Humans are responsible for 25% to 40% more of the total share of methane emissions than previously estimated, according to a new study in Nature.

The methane problem: Methane is one of the most potent greenhouse gases: about 28 times more effective than carbon dioxide at trapping heat in the atmosphere, it’s responsible for about a quarter of global warming. It’s produced naturally by animals, volcanoes, and wetlands, but it’s also a byproduct of oil and gas production. It’s this last form of methane that the study focused on.

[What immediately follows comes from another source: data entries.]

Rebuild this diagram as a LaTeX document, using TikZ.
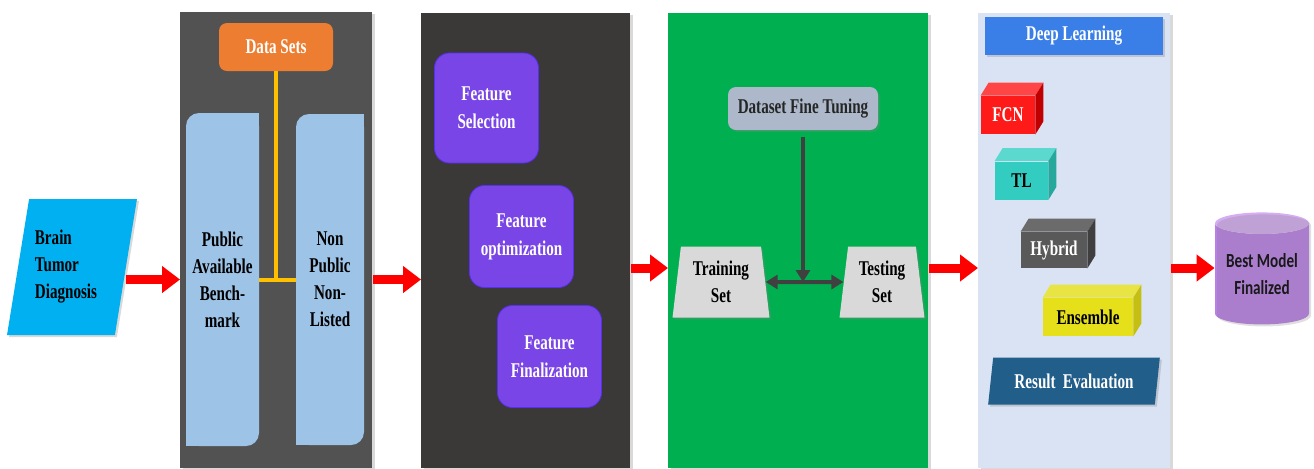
\documentclass[tikz,border=0pt]{standalone}
\usepackage{fontspec}
\setmainfont{Liberation Serif}
\newfontfamily\condfont[FakeStretch=0.72]{Liberation Serif}
\newfontfamily\condsans[FakeStretch=0.76]{Carlito}
\usetikzlibrary{arrows.meta, shapes.geometric, shadows}

\definecolor{panelA}{HTML}{525252}
\definecolor{panelB}{HTML}{3A3938}
\definecolor{panelC}{HTML}{00B050}
\definecolor{panelD}{HTML}{DAE3F3}
\definecolor{brainblue}{HTML}{00B0F0}
\definecolor{dsorange}{HTML}{ED7D31}
\definecolor{dsyellow}{HTML}{FFC000}
\definecolor{boxblue}{HTML}{9DC3E6}
\definecolor{featpurple}{HTML}{7A45E6}
\definecolor{dftgray}{HTML}{ADB9CA}
\definecolor{trapgray}{HTML}{D9D9D9}
\definecolor{darkline}{HTML}{404040}
\definecolor{dlblue}{HTML}{3A7FE8}
\definecolor{fcnfront}{HTML}{FF1A1A}
\definecolor{fcntop}{HTML}{FF4545}
\definecolor{fcnside}{HTML}{C00000}
\definecolor{tlfront}{HTML}{33CCC0}
\definecolor{tltop}{HTML}{5CD9CE}
\definecolor{tlside}{HTML}{27A89D}
\definecolor{hybfront}{HTML}{595959}
\definecolor{hybtop}{HTML}{6B6B6B}
\definecolor{hybside}{HTML}{3F3F3F}
\definecolor{ensfront}{HTML}{E5E01A}
\definecolor{enstop}{HTML}{E8E444}
\definecolor{ensside}{HTML}{C4BF12}
\definecolor{resblue}{HTML}{215F8A}
\definecolor{cylbody}{HTML}{B97EE8}
\definecolor{cyltop}{HTML}{D6ADF2}

\begin{document}
\begin{tikzpicture}[x=0.5pt, y=-0.5pt,
	lbl/.style={font=\condfont\bfseries\fontsize{10.5}{13.5}\selectfont, align=center, inner sep=0pt},
	panel/.style 2 args={anchor=north west, inner sep=0pt, minimum width=#1, minimum height=#2,
		drop shadow={shadow xshift=1.5pt, shadow yshift=-1pt, opacity=.3}},
	rbox/.style={lbl, rounded corners=4pt},
	featbox/.style={lbl, rounded corners=7.5pt, fill=featpurple, draw=featpurple!70!blue, text=white,
		minimum width=52pt, minimum height=51pt, font=\condfont\bfseries\fontsize{10.5}{14}\selectfont},
	lightbox/.style={lbl, path picture={
		\fill[boxblue, rounded corners=6.5pt] (path picture bounding box.south west) rectangle (path picture bounding box.north east);
		\fill[boxblue] (path picture bounding box.north east) rectangle ++(-8pt,-8pt);
		\fill[boxblue] (path picture bounding box.south west) rectangle ++(8pt,8pt);}},
	trap/.style={lbl, trapezium, trapezium stretches=true, trapezium angle=82, fill=trapgray,
		minimum height=35.5pt, drop shadow={shadow xshift=1pt, shadow yshift=-1pt, opacity=.3}},
	cube/.style={lbl, minimum height=19pt},
	bigred/.style={draw=red, line width=4.5pt, -{Triangle[length=9pt, width=13pt]}},
	darkarr/.style={draw=darkline, line width=2pt, -{Triangle[length=6pt, width=7pt]}},
	tee/.style={draw=dsyellow, line width=2pt},
	]

	\useasboundingbox (0,0) rectangle (1314,468);

	% panels
	\node[panel={96pt}{228pt}, fill=panelA] (p1) at (180,12) {};
	\node[panel={104.5pt}{227.5pt}, fill=panelB] (p2) at (421,13) {};
	\node[panel={130pt}{227.5pt}, fill=panelC] (p3) at (668,13) {};
	\node[panel={96pt}{227.5pt}, fill=panelD] (p4) at (978,13) {};
	\coordinate (flow) at (1262,268);

	% input
	\node[lbl, trapezium, trapezium stretches=true, trapezium left angle=80, trapezium right angle=100,
		fill=brainblue, minimum width=65pt, minimum height=68pt, align=left,
		drop shadow={shadow xshift=1pt, shadow yshift=-1pt, opacity=.3}] (brain) at (72,267)
		{\hspace*{-6pt}Brain\\\hspace*{-6pt}Tumor\\\hspace*{-6pt}Diagnosis};

	% data sets
	\node[rbox, fill=dsorange, text=white, minimum width=57pt, minimum height=24pt] (ds) at (276,47) {Data Sets};
	\node[lightbox, minimum width=36.5pt, minimum height=166.5pt] (pab) at (222.5,279.5) {Public\\Available\\Bench-\\mark};
	\node[lightbox, minimum width=34pt, minimum height=165.5pt] (npl) at (330,279.5) {Non\\Public\\Non-\\Listed};
	\draw[tee] (ds.south) -- (ds.south |- pab.east);
	\draw[tee] (pab.east) -- (npl.west);

	% features
	\node[featbox, minimum height=55pt] (fsel) at (486.5,108) {Feature\\Selection};
	\node[featbox] (fopt) at (521.5,236.5) {Feature\\optimization};
	\node[featbox] (ffin) at (549.5,356.5) {Feature\\Finalization};

	% split
	\node[rbox, fill=dftgray, text=black!85, minimum width=75pt, minimum height=21.5pt,
		drop shadow={shadow xshift=1pt, shadow yshift=-1pt, opacity=.3}] (dft) at (803,108.5) {Dataset Fine Tuning};
	\node[trap, minimum width=48.5pt] (trn) at (721,282) {Training\\Set};
	\node[trap, minimum width=42.5pt] (tst) at (882,282) {Testing\\Set};
	\draw[darkarr, shorten <=3.5pt] (dft.south) -- (dft.south |- trn.east);
	\draw[darkarr, {Triangle[length=6pt, width=7pt]}-{Triangle[length=6pt, width=7pt]}] (trn.east) -- (tst.west);

	% deep learning
	\node[lbl, fill=dlblue, text=white, minimum width=89pt, minimum height=19pt,
		drop shadow={shadow xshift=1pt, shadow yshift=-1pt, opacity=.3}] (dl) at (1074,36) {Deep Learning};
	\node[cube, fill=fcnfront, text=white, minimum width=27pt] (fcn) at (1008,115) {FCN};
	\node[cube, fill=tlfront, minimum width=26.5pt] (tl) at (1021.5,180.5) {TL};
	\node[cube, fill=hybfront, text=white, minimum width=33pt, minimum height=18pt] (hyb) at (1054,250) {Hybrid};
	\node[cube, fill=ensfront, minimum width=45pt] (ens) at (1088,317) {Ensemble};
	\foreach \n/\tp/\sd in {fcn/fcntop/fcnside, tl/tltop/tlside, hyb/hybtop/hybside, ens/enstop/ensside}{
		\fill[\tp] (\n.north west) -- ++(4pt,6.5pt) -- ([shift={(4pt,6.5pt)}]\n.north east) -- (\n.north east) -- cycle;
		\fill[\sd] (\n.north east) -- ++(4pt,6.5pt) -- ([shift={(4pt,6.5pt)}]\n.south east) -- (\n.south east) -- cycle;
	}
	\node[lbl, trapezium, trapezium stretches=true, trapezium left angle=76, trapezium right angle=104,
		fill=resblue, text=white, minimum width=86pt, minimum height=23.5pt,
		drop shadow={shadow xshift=1pt, shadow yshift=-1pt, opacity=.3}] (res) at (1074,381) {Result\ \,Evaluation};

	% output
	\node[cylinder, shape border rotate=90, aspect=0.3, minimum width=47pt, minimum height=56pt, inner sep=0pt,
		cylinder uses custom fill, cylinder body fill=cylbody, cylinder end fill=cyltop, align=center,
		text=black!90, font=\condsans\bfseries\fontsize{10}{13.5}\selectfont,
		drop shadow={shadow xshift=1pt, shadow yshift=-1pt, opacity=.25}] (best) at (1262,274) {Best Model\\Finalized};

	% flow
	\draw[bigred] (brain.east |- pab.east) -- (p1.west |- pab.east);
	\draw[bigred] (p1.east |- pab.east) -- (p2.west |- pab.east);
	\draw[bigred] (p2.east |- flow) -- (p3.west |- flow);
	\draw[bigred] (p3.east |- flow) -- (p4.west |- flow);
	\draw[bigred] (p4.east |- flow) -- (best.west |- flow);

\end{tikzpicture}
\end{document}
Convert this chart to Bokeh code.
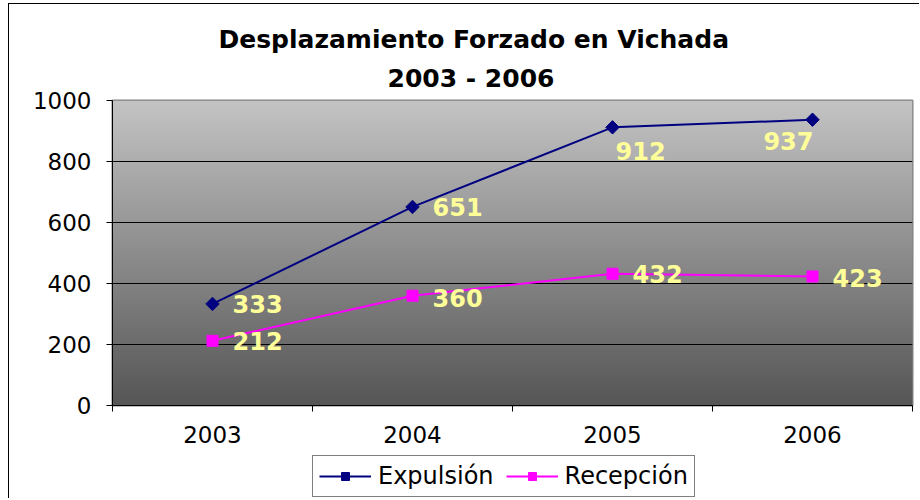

How they worked it out: Researchers used ice core measurements from Greenland from 1750 to 2013, plus previous data from Antarctica. They melted the ice to release the small quantities of ancient air trapped inside. These act a bit like time capsules, allowing us to get a snapshot of the methane in the atmosphere at the time. They used the isotope carbon-14, which comes from living things, as a proxy to determine whether the methane they found came from biological sources. Until 1870, around the time we started using fossil fuels, almost all methane came from these sources. After that, there was a rise in methane that didn’t have any carbon-14, from ancient fossil sources in which the isotope had disappeared. That allowed the researchers to compare natural methane with methane caused by human activity.

A possible upside? If more methane is created by humans, there’s an even bigger opportunity to rein in how much we release. Methane stays in the atmosphere for only a decade (compared with 200 years for carbon dioxide). So efforts to cut methane, which mostly comes from the production and transportation of gas and oil, could pay big dividends right away.